By Anuja Bharat Mistry and Arriana McLymore
May 1 (Reuters) - Estée Lauder on Friday raised its annual profit forecast and said it would cut up to 3,000 more jobs globally as it accelerates a broader restructuring, sending its shares up about 7% in early trading.
The Clinique and M.A.C owner, which is in talks to merge with Jean Paul Gaultier-owner Puig, said it now expects total job cuts of 9,000 to 10,000, up from a prior estimate of as many as 7,000, and aims to save as much as $1.2 billion in annual
costs.
At the upper end, the new target would amount to about 17.5% of its global workforce of 57,000 as of June 30, 2025, according to Estée's latest annual filing.
"The increase in planned job cuts could be an indication that in light of merger plans, Estée Lauder will be able to shed more positions on its side while retaining Puig employees," eMarketer analyst Sky Canaves said.

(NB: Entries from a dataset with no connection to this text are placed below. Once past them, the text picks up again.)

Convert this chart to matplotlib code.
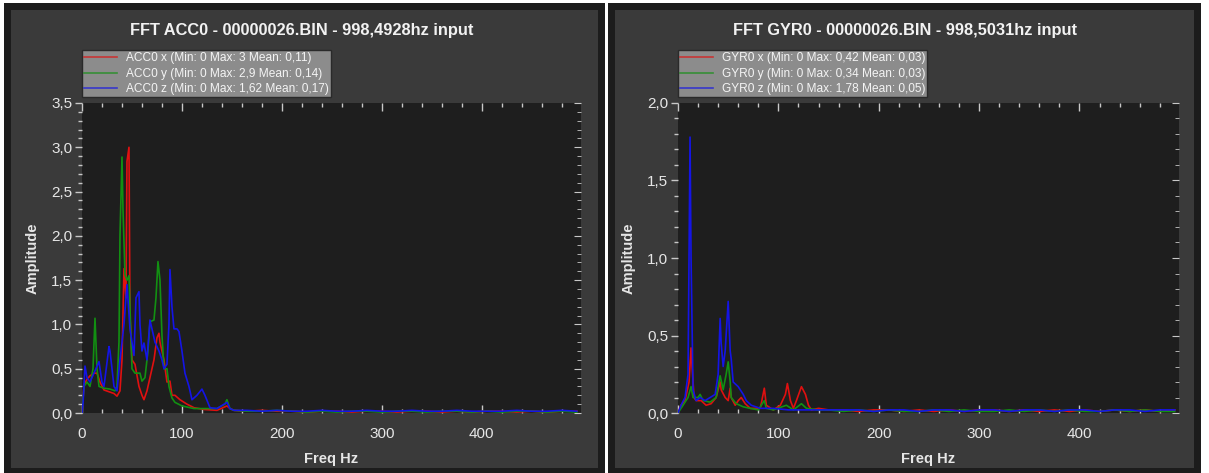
import matplotlib
matplotlib.use("Agg")
import matplotlib.pyplot as plt
from matplotlib.patches import Rectangle
from matplotlib.ticker import MultipleLocator, FuncFormatter

plt.rcParams["font.family"] = ["Liberation Sans", "DejaVu Sans"]

# ---------------- data ----------------
tail_f = [165, 180, 195, 210, 225, 240, 255, 270, 285, 300, 315, 330,
          345, 360, 375, 390, 405, 420, 435, 450, 465, 480, 495]

acc_x_f = [0, 2, 5, 8, 12, 15, 18, 22, 27, 32, 35, 38, 40, 42, 44, 45, 47, 48, 50,
           53, 57, 60, 62, 65, 68, 72, 75, 77, 78, 82, 85, 88, 90, 93, 98, 105, 112,
           122, 135, 145, 148, 152]
acc_x_a = [0, 0.32, 0.38, 0.42, 0.45, 0.45, 0.35, 0.26, 0.24, 0.22, 0.19, 0.25, 0.6,
           1.63, 1.3, 2.84, 3.0, 1.1, 0.6, 0.55, 0.3, 0.2, 0.15, 0.25, 0.4, 0.6, 0.85,
           0.9, 0.8, 0.6, 0.35, 0.36, 0.2, 0.2, 0.15, 0.1, 0.06, 0.04, 0.03, 0.08,
           0.05, 0.03]
acc_x_tail = [0.02, 0.03, 0.02, 0.02, 0.01, 0.02, 0.02, 0.01, 0.02, 0.02, 0.01, 0.02,
              0.02, 0.01, 0.02, 0.01, 0.02, 0.02, 0.01, 0.02, 0.01, 0.02, 0.02]

acc_y_f = [0, 2, 5, 8, 11, 13, 15, 17, 22, 28, 33, 35, 37, 38, 40, 41, 43, 45, 47,
           50, 53, 58, 60, 63, 66, 68, 72, 74, 76, 78, 80, 82, 85, 87, 90, 93, 100,
           112, 135, 143, 145, 148, 152]
acc_y_a = [0, 0.3, 0.35, 0.3, 0.5, 1.07, 0.5, 0.3, 0.28, 0.27, 0.25, 0.3, 0.8, 2.0,
           2.89, 2.3, 1.56, 1.5, 1.55, 0.5, 0.45, 0.45, 0.36, 0.4, 0.7, 1.03, 1.05,
           1.3, 1.71, 1.5, 0.88, 0.5, 0.5, 0.3, 0.17, 0.12, 0.08, 0.05, 0.05, 0.1,
           0.15, 0.05, 0.03]
acc_y_tail = [0.02, 0.02, 0.03, 0.02, 0.01, 0.02, 0.01, 0.02, 0.02, 0.01, 0.02, 0.02,
              0.01, 0.02, 0.02, 0.01, 0.02, 0.01, 0.02, 0.02, 0.01, 0.02, 0.01]

acc_z_f = [0, 1, 3, 5, 8, 12, 17, 20, 22, 27, 28, 32, 35, 38, 42, 45, 48, 52, 54,
           57, 58, 60, 62, 65, 68, 70, 73, 77, 80, 82, 85, 87, 88, 90, 92, 95, 97,
           100, 103, 107, 110, 115, 120, 123, 128, 135, 145, 148, 152]
acc_z_a = [0, 0.1, 0.53, 0.4, 0.35, 0.45, 0.58, 0.35, 0.3, 0.75, 0.7, 0.3, 0.25,
           0.6, 1.0, 1.45, 0.95, 0.65, 1.3, 1.37, 1.0, 0.7, 0.79, 0.6, 1.05, 0.95,
           0.8, 0.7, 0.6, 0.5, 0.55, 1.0, 1.62, 1.2, 0.95, 0.95, 0.92, 0.7, 0.45,
           0.3, 0.15, 0.2, 0.27, 0.2, 0.06, 0.05, 0.12, 0.05, 0.03]
acc_z_tail = [0.03, 0.02, 0.03, 0.02, 0.02, 0.03, 0.02, 0.02, 0.03, 0.02, 0.02, 0.03,
              0.02, 0.02, 0.03, 0.02, 0.02, 0.02, 0.03, 0.02, 0.02, 0.03, 0.02]

gyr_x_f = [0, 3, 7, 11, 13, 14, 16, 18, 23, 28, 33, 38, 42, 43, 47, 50, 52, 53, 57,
           60, 63, 67, 72, 82, 86, 88, 95, 102, 107, 109, 112, 115, 118, 123, 127,
           130, 133, 140, 150]
gyr_x_a = [0, 0.05, 0.08, 0.2, 0.42, 0.3, 0.1, 0.08, 0.08, 0.05, 0.06, 0.1, 0.2,
           0.15, 0.1, 0.08, 0.16, 0.1, 0.05, 0.08, 0.1, 0.06, 0.03, 0.03, 0.16, 0.05,
           0.02, 0.05, 0.12, 0.19, 0.08, 0.03, 0.08, 0.17, 0.12, 0.05, 0.02, 0.03,
           0.02]
gyr_x_tail = [0.02, 0.01, 0.02, 0.02, 0.01, 0.02, 0.01, 0.02, 0.01, 0.02, 0.02, 0.01,
              0.02, 0.01, 0.02, 0.01, 0.02, 0.01, 0.02, 0.01, 0.02, 0.01, 0.02]

gyr_y_f = [0, 5, 10, 13, 15, 20, 22, 25, 32, 38, 42, 45, 48, 50, 52, 53, 58, 65, 72,
           80, 86, 88, 95, 108, 115, 123, 128, 140, 150]
gyr_y_a = [0, 0.05, 0.1, 0.17, 0.1, 0.1, 0.12, 0.08, 0.07, 0.1, 0.24, 0.15, 0.25,
           0.33, 0.2, 0.1, 0.06, 0.04, 0.03, 0.02, 0.08, 0.03, 0.02, 0.05, 0.02,
           0.06, 0.03, 0.02, 0.02]
gyr_y_tail = [0.01, 0.02, 0.01, 0.02, 0.01, 0.01, 0.02, 0.01, 0.02, 0.01, 0.01, 0.02,
              0.01, 0.02, 0.01, 0.02, 0.01, 0.01, 0.02, 0.01, 0.02, 0.01, 0.01]

gyr_z_f = [0, 3, 7, 10, 12, 13, 15, 18, 22, 27, 32, 37, 40, 42, 43, 45, 47, 50, 52,
           53, 55, 60, 65, 68, 73, 82, 95, 110, 130, 150]
gyr_z_a = [0, 0.05, 0.1, 0.25, 1.78, 1.0, 0.15, 0.08, 0.1, 0.08, 0.1, 0.12, 0.25,
           0.61, 0.45, 0.3, 0.4, 0.72, 0.4, 0.35, 0.2, 0.17, 0.12, 0.08, 0.05, 0.03,
           0.03, 0.02, 0.02, 0.02]
gyr_z_tail = [0.02, 0.02, 0.01, 0.02, 0.02, 0.01, 0.02, 0.02, 0.01, 0.02, 0.02, 0.01,
              0.02, 0.02, 0.01, 0.02, 0.02, 0.01, 0.02, 0.02, 0.01, 0.02, 0.02]

acc_labels = ["ACC0 x (Min: 0 Max: 3 Mean: 0,11)",
              "ACC0 y (Min: 0 Max: 2,9 Mean: 0,14)",
              "ACC0 z (Min: 0 Max: 1,62 Mean: 0,17)"]
gyr_labels = ["GYR0 x (Min: 0 Max: 0,42 Mean: 0,03)",
              "GYR0 y (Min: 0 Max: 0,34 Mean: 0,03)",
              "GYR0 z (Min: 0 Max: 1,78 Mean: 0,05)"]
acc_title = "FFT ACC0 - 00000026.BIN - 998,4928hz input"
gyr_title = "FFT GYR0 - 00000026.BIN - 998,5031hz input"
x_max = 499.2

# ---------------- style ----------------
W, H = 1209, 473
line_colors = ["#e01010", "#129012", "#1414e6"]
panel_bg = "#3a3a3a"
panel_border = "#1c1c1c"
plot_bg = "#1e1e1e"
text_col = "#e6e6e6"
tick_col = "#c8c8c8"

fig = plt.figure(figsize=(W / 100, H / 100), dpi=100)
fig.patch.set_facecolor("white")


def fig_rect(x0, y0, x1, y1, **kw):
    # pixel coords (top-left origin) -> figure rect
    fig.patches.append(Rectangle((x0 / W, 1 - y1 / H), (x1 - x0) / W, (y1 - y0) / H,
                                 transform=fig.transFigure, zorder=-20, **kw))


# panels
for (a, b) in [(4, 605), (608, 1201)]:
    fig_rect(a, 3, b, 473, facecolor=panel_border, edgecolor="none")
    fig_rect(a + 7, 10, b - 7, 468, facecolor=panel_bg, edgecolor="none")


def yfmt(v, pos):
    return f"{v:.1f}".replace(".", ",")


def make_axes(px0, px1, series, labels, title, ymax, cx):
    ax = fig.add_axes([px0 / W, 1 - 413 / H, (px1 - px0) / W, 310 / H])
    ax.set_zorder(1)
    ax.set_facecolor(plot_bg)
    handles = []
    for (f, a, tf, ta), c, lab in zip(series, line_colors, labels):
        h, = ax.plot(list(f) + list(tf), list(a) + list(ta), color=c, lw=1.2, label=lab)
        handles.append(h)
    ax.set_xlim(0, x_max)
    ax.set_ylim(0, ymax)
    for s in ax.spines.values():
        s.set_visible(False)
    ax.xaxis.set_major_locator(MultipleLocator(100))
    ax.xaxis.set_minor_locator(MultipleLocator(20))
    ax.yaxis.set_major_locator(MultipleLocator(0.5))
    ax.yaxis.set_minor_locator(MultipleLocator(0.1))
    ax.yaxis.set_major_formatter(FuncFormatter(yfmt))
    ax.tick_params(axis="x", which="both", direction="in", top=True, bottom=True,
                   colors=tick_col, labelcolor=text_col, labelsize=11, pad=10)
    ax.tick_params(axis="x", which="major", length=6, width=1)
    ax.tick_params(axis="x", which="minor", length=3, width=1)
    ax.tick_params(axis="y", which="both", direction="out", left=True, right=False,
                   colors=tick_col, labelcolor=text_col, labelsize=11, pad=2)
    ax.tick_params(axis="y", which="major", length=5, width=1)
    ax.tick_params(axis="y", which="minor", length=3, width=1)
    # right side inward ticks
    ax2 = ax.secondary_yaxis("right")
    ax2.yaxis.set_major_locator(MultipleLocator(0.5))
    ax2.yaxis.set_minor_locator(MultipleLocator(0.1))
    ax2.tick_params(axis="y", which="both", direction="in", colors=tick_col,
                    labelright=False)
    ax2.tick_params(axis="y", which="major", length=5)
    ax2.tick_params(axis="y", which="minor", length=3)
    ax2.spines["right"].set_visible(False)
    ax.set_xlabel("Freq Hz", color=text_col, fontsize=10.5, fontweight="bold", labelpad=8)
    ax.set_ylabel("Amplitude", color=text_col, fontsize=10.5, fontweight="bold", labelpad=8)
    fig.text(cx / W, 1 - 30 / H, title, color="#f2f2f2", fontsize=11.8,
             fontweight="bold", ha="center", va="center")
    leg = fig.legend(handles=handles, loc="upper left",
                     bbox_to_anchor=(px0 / W, 1 - 50 / H), bbox_transform=fig.transFigure,
                     fontsize=8.6, frameon=True, fancybox=False, borderpad=0.2,
                     labelspacing=0.28, handlelength=2.7, handletextpad=0.75,
                     borderaxespad=0)
    leg.set_zorder(5)
    fr = leg.get_frame()
    fr.set_facecolor("#8c8c8c")
    fr.set_edgecolor("#2a2a2a")
    fr.set_alpha(1)
    fr.set_linewidth(1)
    for t in leg.get_texts():
        t.set_color("#f4f4f4")
    for l in leg.get_lines():
        l.set_alpha(0.7)
    return ax


acc_series = [(acc_x_f, acc_x_a, tail_f, acc_x_tail),
              (acc_y_f, acc_y_a, tail_f, acc_y_tail),
              (acc_z_f, acc_z_a, tail_f, acc_z_tail)]
gyr_series = [(gyr_x_f, gyr_x_a, tail_f, gyr_x_tail),
              (gyr_y_f, gyr_y_a, tail_f, gyr_y_tail),
              (gyr_z_f, gyr_z_a, tail_f, gyr_z_tail)]

make_axes(82, 581, acc_series, acc_labels, acc_title, 3.5, 302)
make_axes(678, 1179, gyr_series, gyr_labels, gyr_title, 2.0, 905)

fig.savefig("out.png", dpi=100, facecolor=fig.get_facecolor())
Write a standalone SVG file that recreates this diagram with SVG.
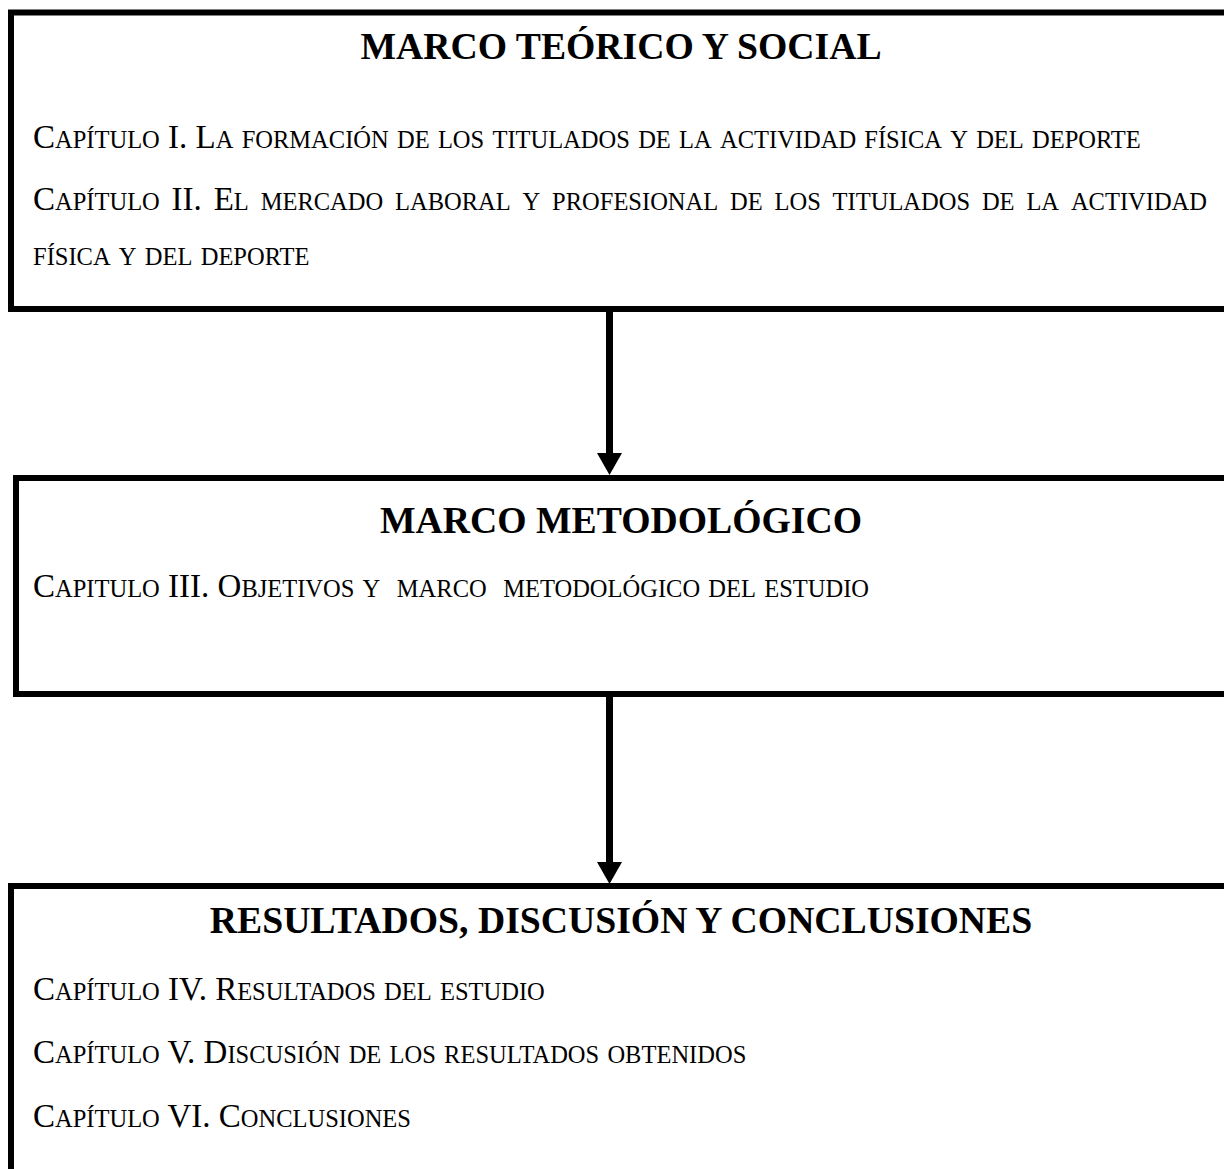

More than 70% of the additional cuts will come from reductions in department store roles, the company said, as it shifts focus towards faster-growing digital and specialty retail channels such as Ulta, Sephora, Amazon and TikTok Shop.
RESTRUCTURING TAKES HOLD
Estée's push into premium launches and efforts to streamline its supply chain under CEO Stephane de La Faverie's "Beauty Reimagined" strategy helped lift quarterly sales in luxury markets, including China and Europe.
To bolster its fragrances business amid sluggish U.S. consumer spending, Estée has been exploring a merger with Puig.
Luxury brands have also been hit in Dubai and Abu Dhabi by the impact of the Iran war, which has disrupted the sector's fastest-growing market.
French luxury group LVMH said in April that the Iran war cut at least 1% off group sales in the last quarter. Puig said this week that the conflict was hurting demand, but kept its full-year outlook unchanged.
Estée said the conflict cut quarterly sales by 1 percentage point and expects a 2-percentage-point impact in the fourth quarter.
The company now expects full-year adjusted profit of $2.35 to $2.45 per share, up from its previous forecast of $2.05 to $2.25, and said organic net sales should grow at the high end of its prior 1% to 3% range.
It added that the forecast assumes no further deterioration in the geopolitical environment, including tariffs, consumer sentiment and business disruption in the Middle East beyond May 2026.
Quarterly sales rose to $3.71 billion, beating analysts' estimate of $3.69 billion, according to LSEG data. Adjusted profit of 88 cents per share also topped expectations of 65 cents per share.